The ESS has a unique capability to address some of the most intriguing and topical questions in modern physics. Examples include the origin of the matter-asymmety (i.e. why is there almost no antimatter around?) and the composition of dark matter which accounts for the vast majority of the mass in the universe. Furthermore, a key goal of the worldwide particle physics community is to break the highly successful Standard Model of particle physics by showing it is unable to predict a high precision measurement.
This application concerns the design of a beamline for the ESS which would allow the above questions to be tackled. Owing to high brightness and pulsed nature of the neutron flux, it is possible to design an instrument which will allow a number of world-class experiments in fundamental physics to be performed. The experiments are complementary to those performed in colliders and at other laboratories owing to the unique potential of the ESS.

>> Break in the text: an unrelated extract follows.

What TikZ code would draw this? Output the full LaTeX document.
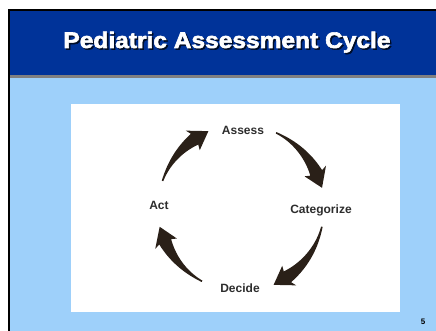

Developing an older design, this proposal would provide a high flux beam of specially prepared cold i.e. slow neutrons. Using specialist engineering and simulation tools, an instrument providing the highest possible sensitivity for fundamental physics experiments. The design incorporates neutron beam focusing and bending and minimises backgrounds for the experiments.
A fundamental physics beamline is not yet one of the approved instruments. However, a recent ESS capability gap analysis identified fundamental physics as being of the highest priority for the next beamline approval. The proposed work in this application is essential for a successful fundamental physics program.